__To be done__
Copy the data exactly; pictures stay out of the copy.

__Provided material__
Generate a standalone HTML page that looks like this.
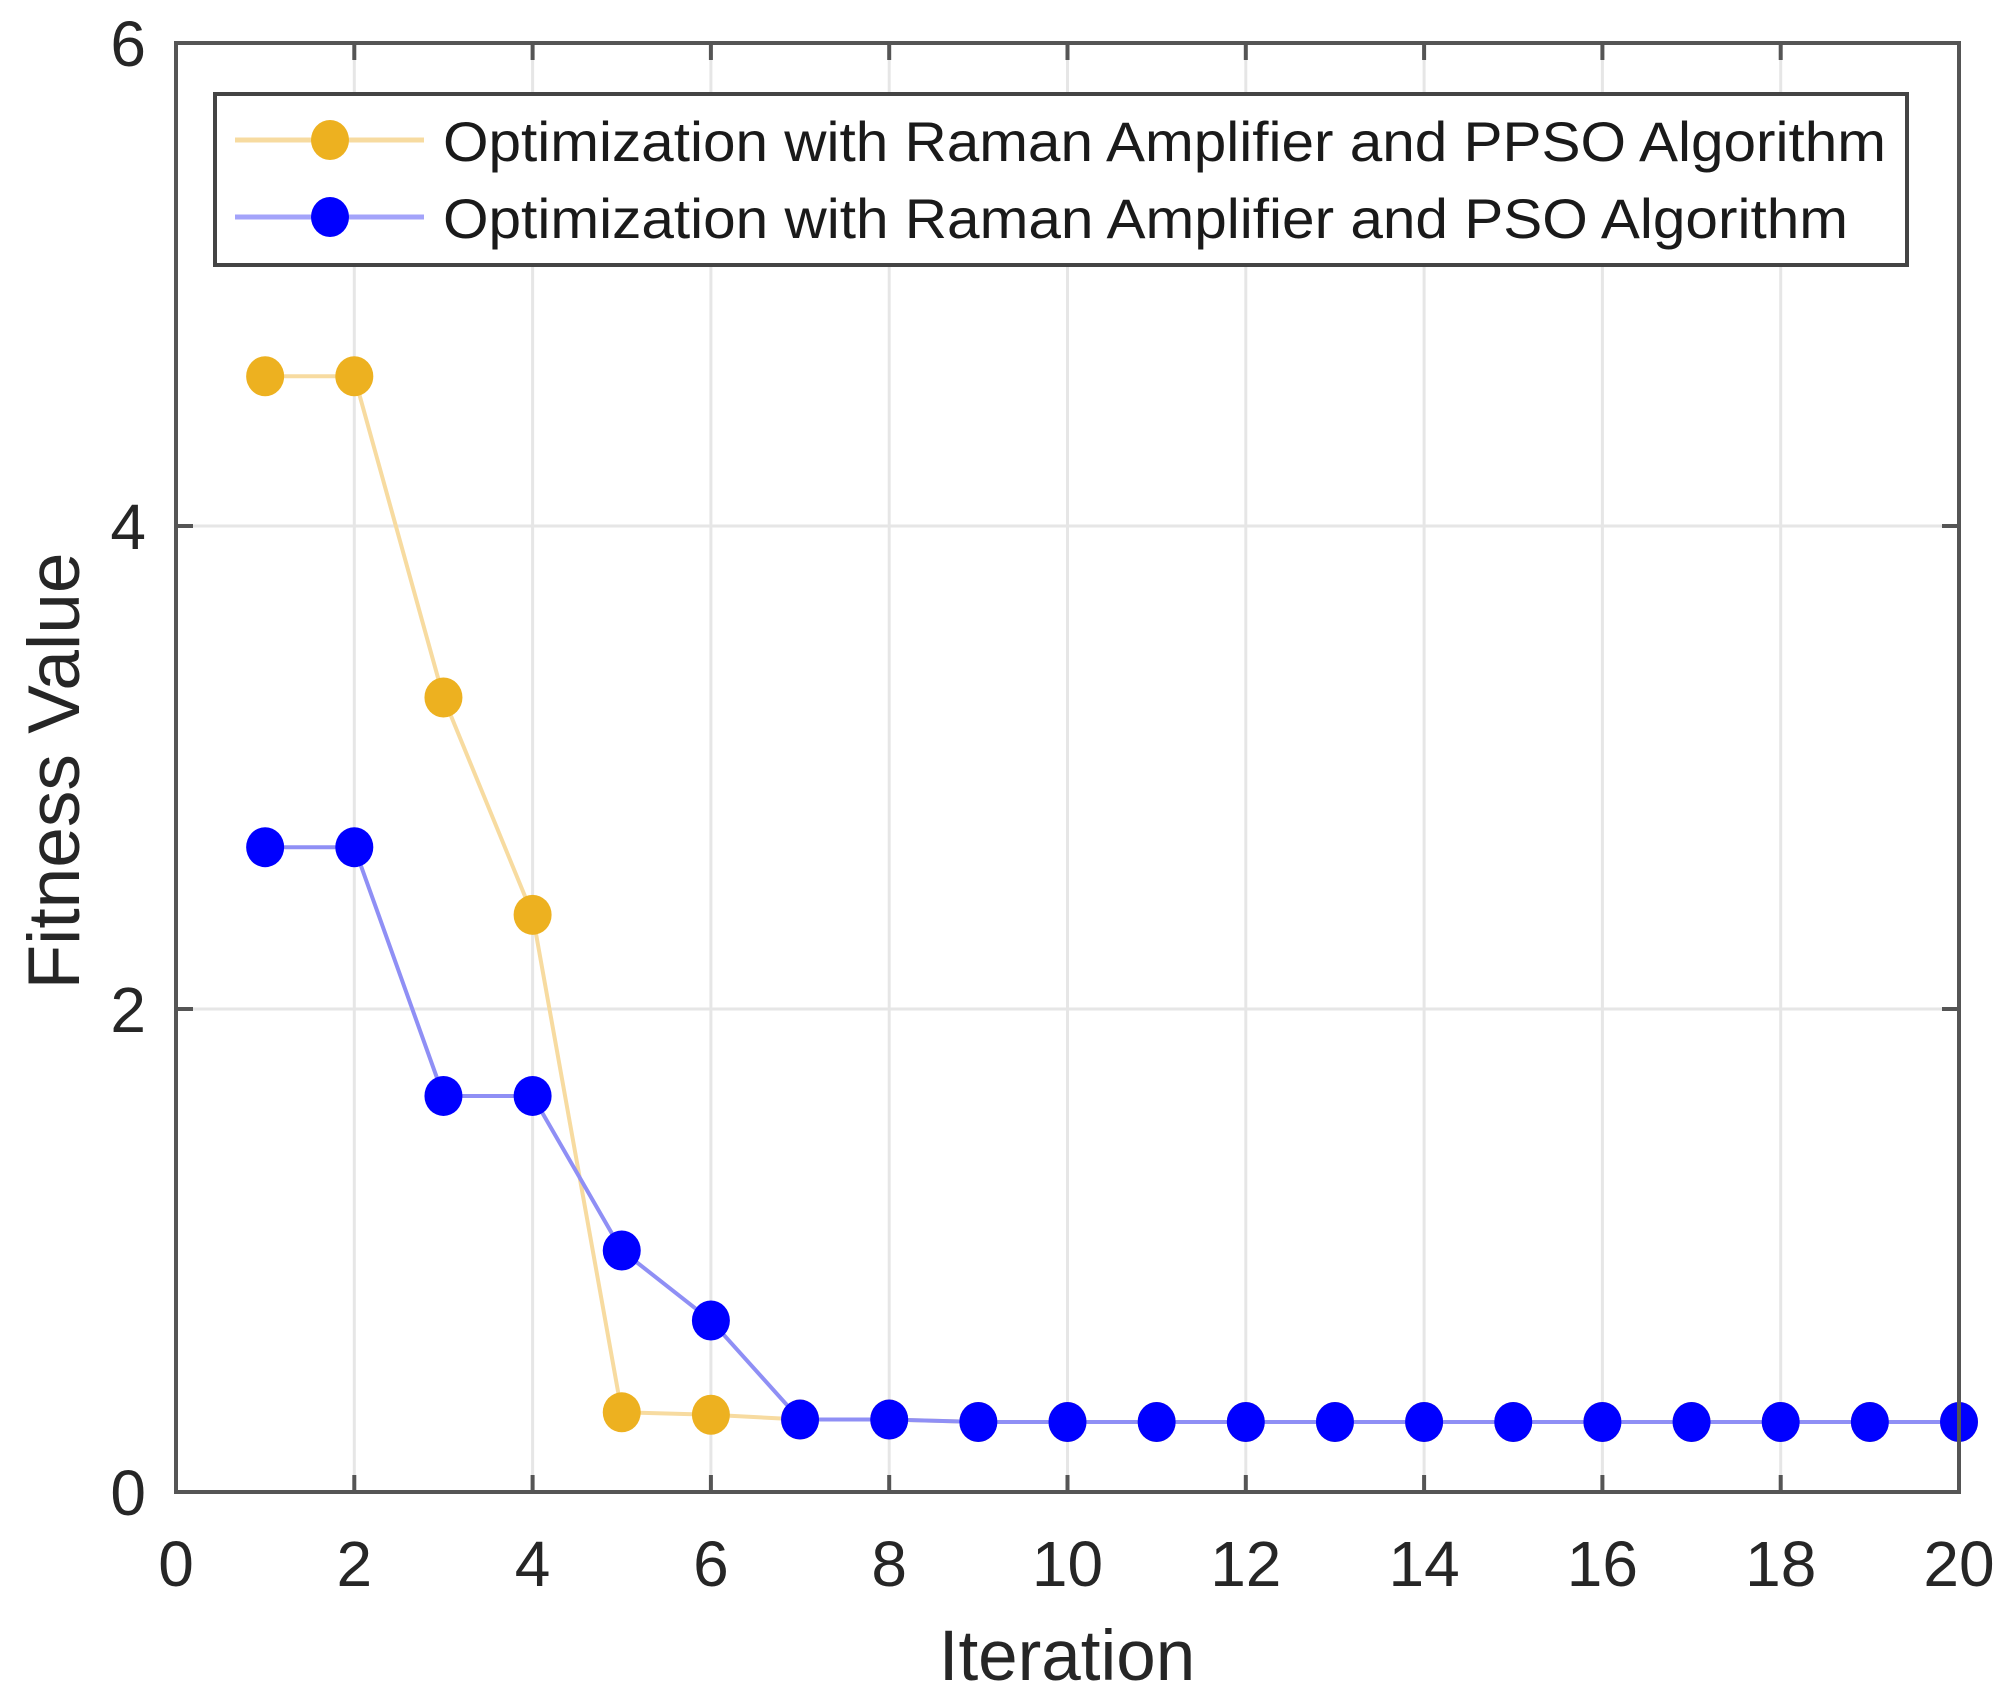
<!DOCTYPE html>
<html><head><meta charset="utf-8"><style>
html,body{margin:0;padding:0;background:#fff;}
svg{display:block;font-family:"Liberation Sans",sans-serif;}
</style></head><body>
<svg id="chart" width="2015" height="1699" viewBox="0 0 2015 1699" xmlns="http://www.w3.org/2000/svg"></svg>
<script>
const iterations = [1,2,3,4,5,6,7,8,9,10,11,12,13,14,15,16,17,18,19,20];
const ppsoValues = [4.62,4.62,3.29,2.39,0.33,0.32,0.30,0.30,0.29,0.29,0.29,0.29,0.29,0.29,0.29,0.29,0.29,0.29,0.29,0.29];
const psoValues = [2.67,2.67,1.64,1.64,1.00,0.71,0.30,0.30,0.29,0.29,0.29,0.29,0.29,0.29,0.29,0.29,0.29,0.29,0.29,0.29];
const xTicks = [0,2,4,6,8,10,12,14,16,18,20];
const yTicks = [0,2,4,6];
const seriesNames = ["Optimization with Raman Amplifier and PPSO Algorithm","Optimization with Raman Amplifier and PSO Algorithm"];

const NS="http://www.w3.org/2000/svg";
const svg=document.getElementById('chart');
const L=176,R=1959,T=43,B=1492;
const xs=v=>L+(v-0)/(20-0)*(R-L);
const ys=v=>B-(v-0)/(6-0)*(B-T);
function mk(tag,attrs,parent){const e=document.createElementNS(NS,tag);for(const k in attrs)e.setAttribute(k,attrs[k]);(parent||svg).appendChild(e);return e;}

const grid=mk('g',{});


xTicks.forEach(t=>{const l=mk('line',{x1:xs(t),x2:xs(t),y1:T,y2:B,stroke:'#e6e6e6','stroke-width':3},grid);

});
yTicks.forEach(t=>{const l=mk('line',{x1:L,x2:R,y1:ys(t),y2:ys(t),stroke:'#e6e6e6','stroke-width':3},grid);

});

function series(vals,lineColor,markColor,name){
  const g=mk('g',{});
  
  
  const pts=iterations.map((x,i)=>xs(x)+','+ys(vals[i])).join(' ');
  const pl=mk('polyline',{points:pts,fill:'none',stroke:lineColor,'stroke-width':4},g);
  
  
  iterations.forEach((x,i)=>{const c=mk('ellipse',{cx:xs(x),cy:ys(vals[i]),rx:19,ry:20,fill:markColor},g);
  
  });
}
series(ppsoValues,'#f7dba0','#edb120','ppso-series');
series(psoValues,'#8f8ff5','#0000ff','pso-series');

const ax=mk('g',{});


mk('rect',{x:L,y:T,width:R-L,height:B-T,fill:'none',stroke:'#555','stroke-width':4},ax);
xTicks.forEach(t=>{
  mk('line',{x1:xs(t),x2:xs(t),y1:B,y2:B-17,stroke:'#555','stroke-width':4},ax);
  mk('line',{x1:xs(t),x2:xs(t),y1:T,y2:T+17,stroke:'#555','stroke-width':4},ax);
  const tx=mk('text',{x:xs(t),y:1586,'text-anchor':'middle','font-size':64,fill:'#262626'},ax);
  tx.textContent=t;
  
  
});
yTicks.forEach(t=>{
  mk('line',{x1:L,x2:L+17,y1:ys(t),y2:ys(t),stroke:'#555','stroke-width':4},ax);
  mk('line',{x1:R,x2:R-17,y1:ys(t),y2:ys(t),stroke:'#555','stroke-width':4},ax);
  const tx=mk('text',{x:146,y:ys(t)+23,'text-anchor':'end','font-size':64,fill:'#262626'},ax);
  tx.textContent=t;
  
  
});
const xt=mk('text',{x:1067,y:1680,'text-anchor':'middle','font-size':71,fill:'#262626'});
xt.textContent='Iteration';


const yt=mk('text',{x:0,y:0,'text-anchor':'middle','font-size':73,fill:'#262626',transform:'translate(79,771) rotate(-90)'});
yt.textContent='Fitness Value';



const lg=mk('g',{});


mk('rect',{x:215,y:94,width:1692,height:171,fill:'#fff',stroke:'#444','stroke-width':4},lg);
const rows=[{y:140,lc:'#f7dba0',mc:'#edb120'},{y:217,lc:'#a3a3fa',mc:'#0000ff'}];
rows.forEach((r,i)=>{
  const e=mk('g',{},lg);
  
  
  mk('line',{x1:235,x2:424,y1:r.y,y2:r.y,stroke:r.lc,'stroke-width':5},e);
  mk('ellipse',{cx:330,cy:r.y,rx:19,ry:20,fill:r.mc},e);
  const t=mk('text',{x:443,y:r.y+21,'font-size':56,fill:'#1a1a1a'},e);
  t.textContent=seriesNames[i];
  t.setAttribute('textLength', i===0?1443:1405);
  t.setAttribute('lengthAdjust','spacingAndGlyphs');
});
</script>
</body></html>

__Worked solution__
Generate a standalone HTML page that looks like this.
<!DOCTYPE html>
<html><head><meta charset="utf-8"><style>
html,body{margin:0;padding:0;background:#fff;}
svg{display:block;font-family:"Liberation Sans",sans-serif;}
</style></head><body>
<svg id="chart" width="2015" height="1699" viewBox="0 0 2015 1699" xmlns="http://www.w3.org/2000/svg"></svg>
<script>
const iterations = [1,2,3,4,5,6,7,8,9,10,11,12,13,14,15,16,17,18,19,20];
const ppsoValues = [4.62,4.62,3.29,2.39,0.33,0.32,0.30,0.30,0.29,0.29,0.29,0.29,0.29,0.29,0.29,0.29,0.29,0.29,0.29,0.29];
const psoValues = [2.67,2.67,1.64,1.64,1.00,0.71,0.30,0.30,0.29,0.29,0.29,0.29,0.29,0.29,0.29,0.29,0.29,0.29,0.29,0.29];
const xTicks = [0,2,4,6,8,10,12,14,16,18,20];
const yTicks = [0,2,4,6];
const seriesNames = ["Optimization with Raman Amplifier and PPSO Algorithm","Optimization with Raman Amplifier and PSO Algorithm"];

const NS="http://www.w3.org/2000/svg";
const svg=document.getElementById('chart');
const L=176,R=1959,T=43,B=1492;
const xs=v=>L+(v-0)/(20-0)*(R-L);
const ys=v=>B-(v-0)/(6-0)*(B-T);
function mk(tag,attrs,parent){const e=document.createElementNS(NS,tag);for(const k in attrs)e.setAttribute(k,attrs[k]);(parent||svg).appendChild(e);return e;}

const grid=mk('g',{});


xTicks.forEach(t=>{const l=mk('line',{x1:xs(t),x2:xs(t),y1:T,y2:B,stroke:'#e6e6e6','stroke-width':3},grid);

});
yTicks.forEach(t=>{const l=mk('line',{x1:L,x2:R,y1:ys(t),y2:ys(t),stroke:'#e6e6e6','stroke-width':3},grid);

});

function series(vals,lineColor,markColor,name){
  const g=mk('g',{});
  
  
  const pts=iterations.map((x,i)=>xs(x)+','+ys(vals[i])).join(' ');
  const pl=mk('polyline',{points:pts,fill:'none',stroke:lineColor,'stroke-width':4},g);
  
  
  iterations.forEach((x,i)=>{const c=mk('ellipse',{cx:xs(x),cy:ys(vals[i]),rx:19,ry:20,fill:markColor},g);
  
  });
}
series(ppsoValues,'#f7dba0','#edb120','ppso-series');
series(psoValues,'#8f8ff5','#0000ff','pso-series');

const ax=mk('g',{});


mk('rect',{x:L,y:T,width:R-L,height:B-T,fill:'none',stroke:'#555','stroke-width':4},ax);
xTicks.forEach(t=>{
  mk('line',{x1:xs(t),x2:xs(t),y1:B,y2:B-17,stroke:'#555','stroke-width':4},ax);
  mk('line',{x1:xs(t),x2:xs(t),y1:T,y2:T+17,stroke:'#555','stroke-width':4},ax);
  const tx=mk('text',{x:xs(t),y:1586,'text-anchor':'middle','font-size':64,fill:'#262626'},ax);
  tx.textContent=t;
  
  
});
yTicks.forEach(t=>{
  mk('line',{x1:L,x2:L+17,y1:ys(t),y2:ys(t),stroke:'#555','stroke-width':4},ax);
  mk('line',{x1:R,x2:R-17,y1:ys(t),y2:ys(t),stroke:'#555','stroke-width':4},ax);
  const tx=mk('text',{x:146,y:ys(t)+23,'text-anchor':'end','font-size':64,fill:'#262626'},ax);
  tx.textContent=t;
  
  
});
const xt=mk('text',{x:1067,y:1680,'text-anchor':'middle','font-size':71,fill:'#262626'});
xt.textContent='Iteration';


const yt=mk('text',{x:0,y:0,'text-anchor':'middle','font-size':73,fill:'#262626',transform:'translate(79,771) rotate(-90)'});
yt.textContent='Fitness Value';



const lg=mk('g',{});


mk('rect',{x:215,y:94,width:1692,height:171,fill:'#fff',stroke:'#444','stroke-width':4},lg);
const rows=[{y:140,lc:'#f7dba0',mc:'#edb120'},{y:217,lc:'#a3a3fa',mc:'#0000ff'}];
rows.forEach((r,i)=>{
  const e=mk('g',{},lg);
  
  
  mk('line',{x1:235,x2:424,y1:r.y,y2:r.y,stroke:r.lc,'stroke-width':5},e);
  mk('ellipse',{cx:330,cy:r.y,rx:19,ry:20,fill:r.mc},e);
  const t=mk('text',{x:443,y:r.y+21,'font-size':56,fill:'#1a1a1a'},e);
  t.textContent=seriesNames[i];
  t.setAttribute('textLength', i===0?1443:1405);
  t.setAttribute('lengthAdjust','spacingAndGlyphs');
});
</script>
</body></html>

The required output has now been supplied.